-- START OF ITEMS --
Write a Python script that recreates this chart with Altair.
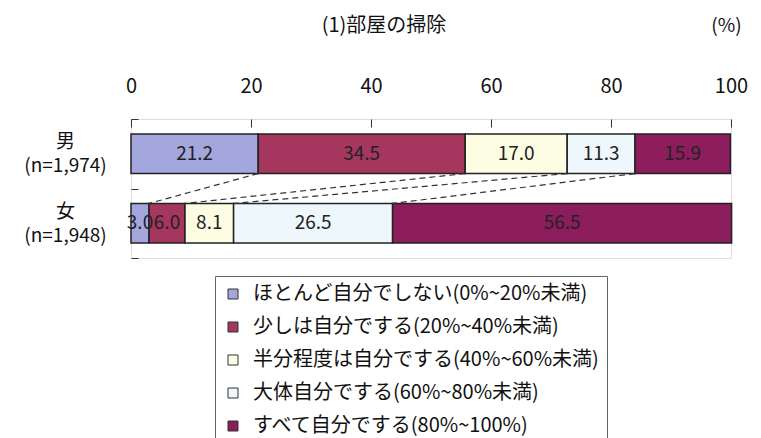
import altair as alt
import pandas as pd

# Survey: share of room cleaning done by oneself, by gender (%)
groups = ["男|(n=1,974)", "女|(n=1,948)"]
levels = [
    "ほとんど自分でしない(0%~20%未満)",
    "少しは自分でする(20%~40%未満)",
    "半分程度は自分でする(40%~60%未満)",
    "大体自分でする(60%~80%未満)",
    "すべて自分でする(80%~100%)",
]
male_values = [21.2, 34.5, 17.0, 11.3, 15.9]
female_values = [3.0, 6.0, 8.1, 26.5, 56.5]
colors = ["#a4a7de", "#a5375f", "#fcfde2", "#eef7fb", "#8b1d5d"]

FONT = "Noto Sans CJK JP"
BAR_BAND = 0.57

rows = []
for g, vals in zip(groups, [male_values, female_values]):
    start = 0.0
    for lvl, v in zip(levels, vals):
        rows.append({"group": g, "level": lvl, "value": v,
                     "start": start, "end": start + v, "mid": start + v / 2})
        start += v
df = pd.DataFrame(rows)

# dashed connectors between the boundaries of the two bars
def cumulative(vals):
    out, s = [], 0.0
    for v in vals[:-1]:
        s += v
        out.append(round(s, 1))
    return out

conn = pd.DataFrame({
    "x_m": cumulative(male_values),
    "x_f": cumulative(female_values),
})
conn["y_m"] = 0.5 + BAR_BAND / 2
conn["y_f"] = 1.5 - BAR_BAND / 2

x_scale = alt.Scale(domain=[0, 100], nice=False)

x_enc = alt.X(
    "start:Q",
    scale=x_scale,
    axis=alt.Axis(
        orient="top", values=[0, 20, 40, 60, 80, 100], format="d",
        offset=-8, tickSize=8, domain=False, grid=False, labelFlush=False,
        tickColor="#333", tickWidth=1,
        labelFont=FONT, labelFontSize=20, labelColor="#111", labelPadding=23,
        title="(%)", titleFont=FONT, titleFontSize=19, titleFontWeight="normal",
        titleColor="#111", titleX=595, titleY=-102, titleAngle=0,
        titleAlign="center", titleBaseline="middle",
    ),
)

y_enc = alt.Y(
    "group:N",
    sort=groups,
    scale=alt.Scale(paddingInner=0, paddingOuter=0),
    axis=alt.Axis(
        title=None, orient="left", offset=-7, tickSize=7, tickBand="extent",
        domain=False, tickColor="#333", tickWidth=1,
        labelExpr="split(datum.label, '|')",
        labelFont=FONT, labelFontSize=19, labelColor="#111",
        labelAlign="center", labelBaseline="middle", labelLineHeight=24,
        labelPadding=66, labelOffset=-12,
    ),
)

bars = alt.Chart(df).mark_bar(
    height=alt.RelativeBandSize(band=BAR_BAND), stroke="#222", strokeWidth=1.5
).encode(
    x=x_enc,
    x2="end:Q",
    y=y_enc,
    color=alt.Color(
        "level:N",
        scale=alt.Scale(domain=levels, range=colors),
        legend=alt.Legend(
            title=None, orient="none", legendX=84, legendY=157,
            direction="vertical", symbolType="square", symbolSize=100,
            symbolStrokeColor="#333", symbolStrokeWidth=1,
            labelFont=FONT, labelFontSize=20, labelColor="#111",
            labelLimit=500, labelOffset=10, rowPadding=13,
            padding=8, strokeColor="#666", fillColor="white",
        ),
    ),
)

labels = alt.Chart(df).mark_text(
    font=FONT, fontSize=19, color="#222", align="center", baseline="middle"
).encode(
    x=alt.X("mid:Q", scale=x_scale),
    y=alt.Y("group:N", sort=groups),
    text=alt.Text("value:Q", format=".1f"),
)

connectors = alt.Chart(conn).mark_rule(
    strokeDash=[6, 4], color="#333", strokeWidth=1.2
).encode(
    x=alt.X("x_m:Q", scale=x_scale),
    x2="x_f:Q",
    y=alt.Y("y_m:Q", scale=alt.Scale(domain=[0, 2], reverse=True), axis=None),
    y2="y_f:Q",
)

chart = alt.layer(alt.layer(bars, labels), connectors).resolve_scale(
    y="independent"
).properties(
    width=600,
    height=139,
    padding={"left": 131, "top": 119, "right": 30, "bottom": 180},
    autosize=alt.AutoSizeParams(type="none"),
    title=alt.TitleParams(
        "(1)部屋の掃除", font=FONT, fontSize=20, fontWeight="normal",
        color="#111", anchor="middle", dx=-47, dy=20, offset=0,
    ),
).configure_view(
    stroke="#333", strokeWidth=1.5
).configure(background="white")

chart.save("out.html", embed_options={"renderer": "svg", "actions": False})
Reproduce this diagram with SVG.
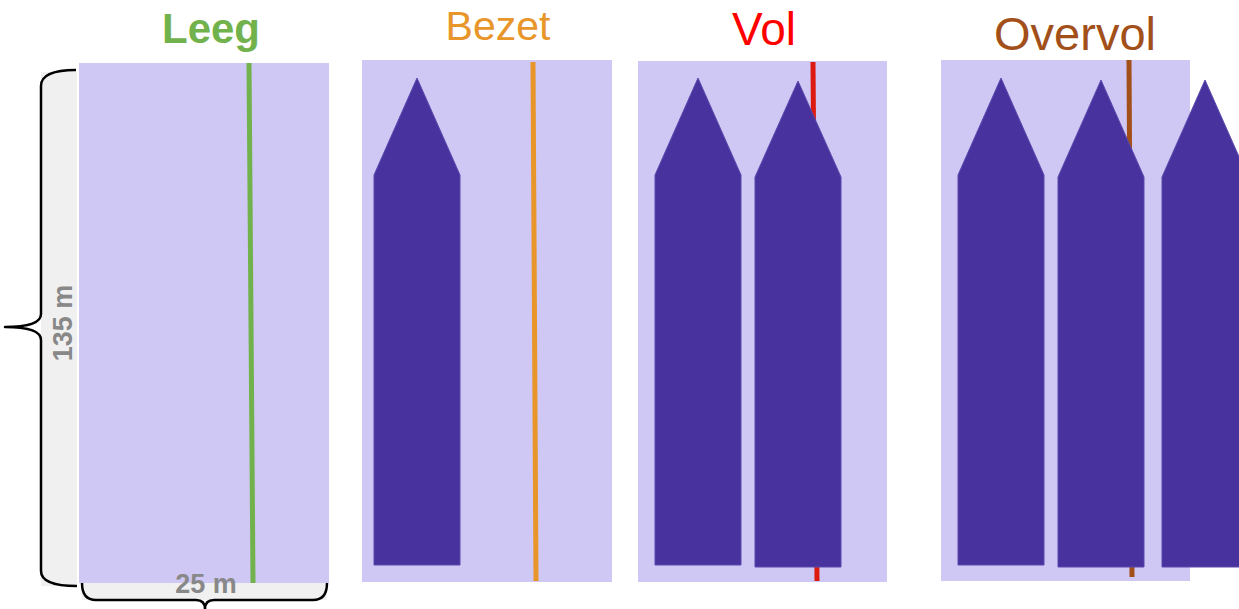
<svg xmlns="http://www.w3.org/2000/svg" width="1239" height="609" viewBox="0 0 1239 609">
<style>
.panel{fill:#cfc8f5}
.ship{fill:#48339e;stroke:#5b49ad;stroke-width:1}
.title{font-family:"Liberation Sans",Arial,sans-serif;text-anchor:middle}
.dim{font-family:"Liberation Sans",Arial,sans-serif;font-weight:bold;fill:#888888;font-size:27px;text-anchor:middle}
.brace{fill:none;stroke:#000;stroke-width:2.5;stroke-linejoin:round}
.grey{fill:#f0f0f0}
</style>
<defs>
<polygon id="ship" points="0,97 43,0 86,97 86,487 0,487"/>
</defs>
<rect width="1239" height="609" fill="#ffffff"/>
<g id="dimensions">
<rect class="grey" x="41" y="72" width="36" height="514"/>
<rect class="grey" x="82" y="583" width="245" height="17"/>
<path class="brace" d="M76,70 Q41,70 41,86 L41,314 Q41,327 5,327 Q41,327 41,340 L41,571 Q41,586 77,586"/>
<path class="brace" d="M82,583 Q82,600 96,600 L196,600 Q205,600 205,609 Q205,600 214,600 L313,600 Q327,600 327,583"/>
<text class="dim" transform="translate(72,323) rotate(-90)">135 m</text>
</g>
<g id="leeg">
<text class="title" x="211" y="43" font-size="42" font-weight="bold" fill="#72b24c">Leeg</text>
<rect class="panel" x="79" y="63" width="250" height="520"/>
<line x1="249" y1="63" x2="253" y2="583" stroke="#72b24c" stroke-width="5"/>
</g>
<text class="dim" x="206" y="593">25 m</text>
<g id="bezet">
<text class="title" x="498" y="40" font-size="41" fill="#e8952a">Bezet</text>
<rect class="panel" x="362" y="60" width="250" height="522"/>
<line x1="533" y1="62" x2="536" y2="581" stroke="#e8952a" stroke-width="5"/>
<use href="#ship" class="ship" x="374" y="78"/>
</g>
<g id="vol">
<text class="title" x="764" y="45" font-size="46" fill="#ff0000">Vol</text>
<rect class="panel" x="638" y="61" width="249" height="521"/>
<line x1="813" y1="62" x2="817" y2="581" stroke="#dd1a10" stroke-width="5"/>
<use href="#ship" class="ship" x="655" y="78"/>
<polygon class="ship" points="755,177 798,81 841,177 841,567 755,567"/>
</g>
<g id="overvol">
<text class="title" x="1075" y="50" font-size="47" fill="#a24f1a">Overvol</text>
<rect class="panel" x="941" y="60" width="249" height="521"/>
<line x1="1129" y1="60" x2="1132" y2="577" stroke="#a24f1a" stroke-width="5"/>
<use href="#ship" class="ship" x="958" y="78"/>
<polygon class="ship" points="1058,177 1101,80 1144,177 1144,567 1058,567"/>
<polygon class="ship" points="1162,177 1205,80 1248,177 1248,567 1162,567"/>
</g>
</svg>
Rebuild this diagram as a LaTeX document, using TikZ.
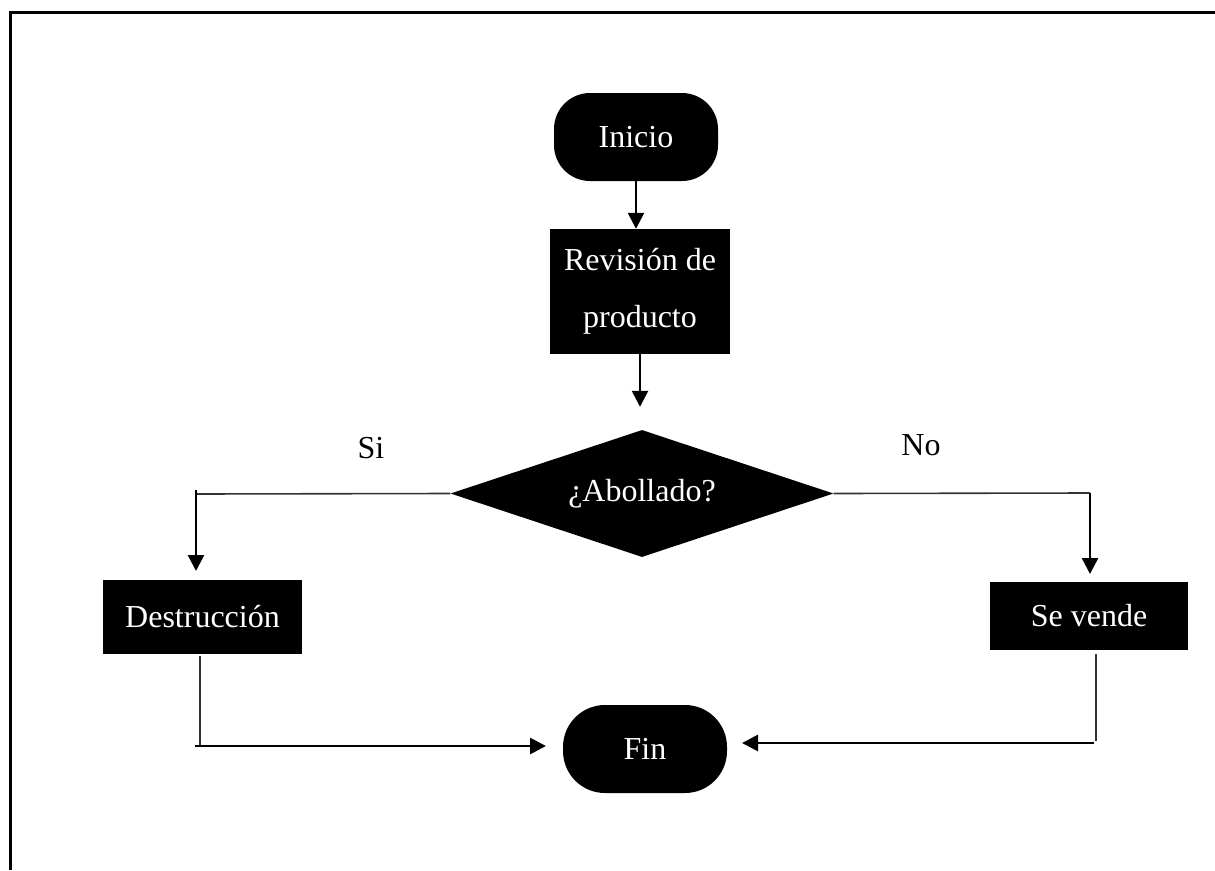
-- END OF ITEMS --
=== WORK INSTRUCTIONS ===
Output the entries above exactly, without their pictures.

=== CORRECT RESPONSE ===
Write a Python script that recreates this chart with Altair.
import altair as alt
import pandas as pd

# Survey: share of room cleaning done by oneself, by gender (%)
groups = ["男|(n=1,974)", "女|(n=1,948)"]
levels = [
    "ほとんど自分でしない(0%~20%未満)",
    "少しは自分でする(20%~40%未満)",
    "半分程度は自分でする(40%~60%未満)",
    "大体自分でする(60%~80%未満)",
    "すべて自分でする(80%~100%)",
]
male_values = [21.2, 34.5, 17.0, 11.3, 15.9]
female_values = [3.0, 6.0, 8.1, 26.5, 56.5]
colors = ["#a4a7de", "#a5375f", "#fcfde2", "#eef7fb", "#8b1d5d"]

FONT = "Noto Sans CJK JP"
BAR_BAND = 0.57

rows = []
for g, vals in zip(groups, [male_values, female_values]):
    start = 0.0
    for lvl, v in zip(levels, vals):
        rows.append({"group": g, "level": lvl, "value": v,
                     "start": start, "end": start + v, "mid": start + v / 2})
        start += v
df = pd.DataFrame(rows)

# dashed connectors between the boundaries of the two bars
def cumulative(vals):
    out, s = [], 0.0
    for v in vals[:-1]:
        s += v
        out.append(round(s, 1))
    return out

conn = pd.DataFrame({
    "x_m": cumulative(male_values),
    "x_f": cumulative(female_values),
})
conn["y_m"] = 0.5 + BAR_BAND / 2
conn["y_f"] = 1.5 - BAR_BAND / 2

x_scale = alt.Scale(domain=[0, 100], nice=False)

x_enc = alt.X(
    "start:Q",
    scale=x_scale,
    axis=alt.Axis(
        orient="top", values=[0, 20, 40, 60, 80, 100], format="d",
        offset=-8, tickSize=8, domain=False, grid=False, labelFlush=False,
        tickColor="#333", tickWidth=1,
        labelFont=FONT, labelFontSize=20, labelColor="#111", labelPadding=23,
        title="(%)", titleFont=FONT, titleFontSize=19, titleFontWeight="normal",
        titleColor="#111", titleX=595, titleY=-102, titleAngle=0,
        titleAlign="center", titleBaseline="middle",
    ),
)

y_enc = alt.Y(
    "group:N",
    sort=groups,
    scale=alt.Scale(paddingInner=0, paddingOuter=0),
    axis=alt.Axis(
        title=None, orient="left", offset=-7, tickSize=7, tickBand="extent",
        domain=False, tickColor="#333", tickWidth=1,
        labelExpr="split(datum.label, '|')",
        labelFont=FONT, labelFontSize=19, labelColor="#111",
        labelAlign="center", labelBaseline="middle", labelLineHeight=24,
        labelPadding=66, labelOffset=-12,
    ),
)

bars = alt.Chart(df).mark_bar(
    height=alt.RelativeBandSize(band=BAR_BAND), stroke="#222", strokeWidth=1.5
).encode(
    x=x_enc,
    x2="end:Q",
    y=y_enc,
    color=alt.Color(
        "level:N",
        scale=alt.Scale(domain=levels, range=colors),
        legend=alt.Legend(
            title=None, orient="none", legendX=84, legendY=157,
            direction="vertical", symbolType="square", symbolSize=100,
            symbolStrokeColor="#333", symbolStrokeWidth=1,
            labelFont=FONT, labelFontSize=20, labelColor="#111",
            labelLimit=500, labelOffset=10, rowPadding=13,
            padding=8, strokeColor="#666", fillColor="white",
        ),
    ),
)

labels = alt.Chart(df).mark_text(
    font=FONT, fontSize=19, color="#222", align="center", baseline="middle"
).encode(
    x=alt.X("mid:Q", scale=x_scale),
    y=alt.Y("group:N", sort=groups),
    text=alt.Text("value:Q", format=".1f"),
)

connectors = alt.Chart(conn).mark_rule(
    strokeDash=[6, 4], color="#333", strokeWidth=1.2
).encode(
    x=alt.X("x_m:Q", scale=x_scale),
    x2="x_f:Q",
    y=alt.Y("y_m:Q", scale=alt.Scale(domain=[0, 2], reverse=True), axis=None),
    y2="y_f:Q",
)

chart = alt.layer(alt.layer(bars, labels), connectors).resolve_scale(
    y="independent"
).properties(
    width=600,
    height=139,
    padding={"left": 131, "top": 119, "right": 30, "bottom": 180},
    autosize=alt.AutoSizeParams(type="none"),
    title=alt.TitleParams(
        "(1)部屋の掃除", font=FONT, fontSize=20, fontWeight="normal",
        color="#111", anchor="middle", dx=-47, dy=20, offset=0,
    ),
).configure_view(
    stroke="#333", strokeWidth=1.5
).configure(background="white")

chart.save("out.html", embed_options={"renderer": "svg", "actions": False})
Reproduce this diagram with SVG.
<svg xmlns="http://www.w3.org/2000/svg" width="1239" height="609" viewBox="0 0 1239 609">
<style>
.panel{fill:#cfc8f5}
.ship{fill:#48339e;stroke:#5b49ad;stroke-width:1}
.title{font-family:"Liberation Sans",Arial,sans-serif;text-anchor:middle}
.dim{font-family:"Liberation Sans",Arial,sans-serif;font-weight:bold;fill:#888888;font-size:27px;text-anchor:middle}
.brace{fill:none;stroke:#000;stroke-width:2.5;stroke-linejoin:round}
.grey{fill:#f0f0f0}
</style>
<defs>
<polygon id="ship" points="0,97 43,0 86,97 86,487 0,487"/>
</defs>
<rect width="1239" height="609" fill="#ffffff"/>
<g id="dimensions">
<rect class="grey" x="41" y="72" width="36" height="514"/>
<rect class="grey" x="82" y="583" width="245" height="17"/>
<path class="brace" d="M76,70 Q41,70 41,86 L41,314 Q41,327 5,327 Q41,327 41,340 L41,571 Q41,586 77,586"/>
<path class="brace" d="M82,583 Q82,600 96,600 L196,600 Q205,600 205,609 Q205,600 214,600 L313,600 Q327,600 327,583"/>
<text class="dim" transform="translate(72,323) rotate(-90)">135 m</text>
</g>
<g id="leeg">
<text class="title" x="211" y="43" font-size="42" font-weight="bold" fill="#72b24c">Leeg</text>
<rect class="panel" x="79" y="63" width="250" height="520"/>
<line x1="249" y1="63" x2="253" y2="583" stroke="#72b24c" stroke-width="5"/>
</g>
<text class="dim" x="206" y="593">25 m</text>
<g id="bezet">
<text class="title" x="498" y="40" font-size="41" fill="#e8952a">Bezet</text>
<rect class="panel" x="362" y="60" width="250" height="522"/>
<line x1="533" y1="62" x2="536" y2="581" stroke="#e8952a" stroke-width="5"/>
<use href="#ship" class="ship" x="374" y="78"/>
</g>
<g id="vol">
<text class="title" x="764" y="45" font-size="46" fill="#ff0000">Vol</text>
<rect class="panel" x="638" y="61" width="249" height="521"/>
<line x1="813" y1="62" x2="817" y2="581" stroke="#dd1a10" stroke-width="5"/>
<use href="#ship" class="ship" x="655" y="78"/>
<polygon class="ship" points="755,177 798,81 841,177 841,567 755,567"/>
</g>
<g id="overvol">
<text class="title" x="1075" y="50" font-size="47" fill="#a24f1a">Overvol</text>
<rect class="panel" x="941" y="60" width="249" height="521"/>
<line x1="1129" y1="60" x2="1132" y2="577" stroke="#a24f1a" stroke-width="5"/>
<use href="#ship" class="ship" x="958" y="78"/>
<polygon class="ship" points="1058,177 1101,80 1144,177 1144,567 1058,567"/>
<polygon class="ship" points="1162,177 1205,80 1248,177 1248,567 1162,567"/>
</g>
</svg>
Rebuild this diagram as a LaTeX document, using TikZ.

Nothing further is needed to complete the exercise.